- _THE PROBLEM_: Gather the lines that hold the string "React".

* BEGIN DATASET EXCERPT *

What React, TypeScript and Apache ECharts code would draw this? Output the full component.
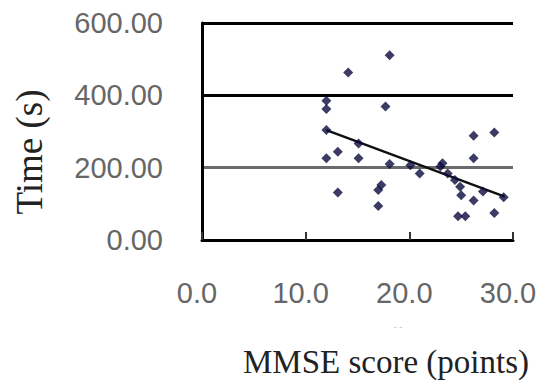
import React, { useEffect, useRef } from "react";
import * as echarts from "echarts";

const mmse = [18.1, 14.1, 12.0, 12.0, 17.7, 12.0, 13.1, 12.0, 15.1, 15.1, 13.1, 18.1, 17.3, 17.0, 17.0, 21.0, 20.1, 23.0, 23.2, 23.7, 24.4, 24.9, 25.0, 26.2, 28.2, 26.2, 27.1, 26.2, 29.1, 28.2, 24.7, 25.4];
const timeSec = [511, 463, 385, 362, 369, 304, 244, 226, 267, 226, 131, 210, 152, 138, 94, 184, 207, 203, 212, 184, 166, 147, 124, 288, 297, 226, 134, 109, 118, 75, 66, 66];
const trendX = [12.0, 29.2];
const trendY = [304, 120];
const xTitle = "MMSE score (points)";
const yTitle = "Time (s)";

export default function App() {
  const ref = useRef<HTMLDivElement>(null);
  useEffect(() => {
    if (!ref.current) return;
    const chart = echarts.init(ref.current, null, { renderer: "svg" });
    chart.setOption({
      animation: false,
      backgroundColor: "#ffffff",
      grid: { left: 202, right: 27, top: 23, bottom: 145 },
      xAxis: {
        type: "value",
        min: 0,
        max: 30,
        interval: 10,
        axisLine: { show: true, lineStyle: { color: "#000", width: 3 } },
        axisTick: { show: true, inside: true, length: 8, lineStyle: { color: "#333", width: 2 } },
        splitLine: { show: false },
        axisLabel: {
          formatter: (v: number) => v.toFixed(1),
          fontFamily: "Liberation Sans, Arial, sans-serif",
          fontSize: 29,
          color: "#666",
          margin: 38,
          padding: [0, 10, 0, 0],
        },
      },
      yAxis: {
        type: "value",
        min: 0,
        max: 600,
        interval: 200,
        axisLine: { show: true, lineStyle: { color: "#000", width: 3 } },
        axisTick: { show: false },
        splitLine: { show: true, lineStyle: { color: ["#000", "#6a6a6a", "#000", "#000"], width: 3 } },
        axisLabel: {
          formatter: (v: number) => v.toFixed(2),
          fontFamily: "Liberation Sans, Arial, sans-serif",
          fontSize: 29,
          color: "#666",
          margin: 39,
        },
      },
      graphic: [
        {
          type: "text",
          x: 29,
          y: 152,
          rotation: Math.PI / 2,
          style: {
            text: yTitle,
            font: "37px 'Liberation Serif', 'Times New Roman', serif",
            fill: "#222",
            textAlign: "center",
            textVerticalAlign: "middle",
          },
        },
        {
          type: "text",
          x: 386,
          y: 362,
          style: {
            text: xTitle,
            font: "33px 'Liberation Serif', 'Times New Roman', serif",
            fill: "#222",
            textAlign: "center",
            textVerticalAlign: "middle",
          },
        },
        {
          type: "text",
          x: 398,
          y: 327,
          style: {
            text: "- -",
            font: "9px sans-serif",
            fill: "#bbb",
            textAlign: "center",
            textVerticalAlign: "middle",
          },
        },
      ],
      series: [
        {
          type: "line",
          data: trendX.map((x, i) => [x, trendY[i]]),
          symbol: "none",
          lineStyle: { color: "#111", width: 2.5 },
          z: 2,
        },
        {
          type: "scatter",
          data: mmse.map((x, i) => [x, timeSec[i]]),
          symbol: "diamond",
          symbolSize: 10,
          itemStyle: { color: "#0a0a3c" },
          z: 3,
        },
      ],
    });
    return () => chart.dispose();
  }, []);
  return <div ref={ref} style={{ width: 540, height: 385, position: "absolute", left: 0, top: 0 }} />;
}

* END DATASET EXCERPT *

- _ANSWER BELOW_:
What React, TypeScript and Apache ECharts code would draw this? Output the full component.
import React, { useEffect, useRef } from "react";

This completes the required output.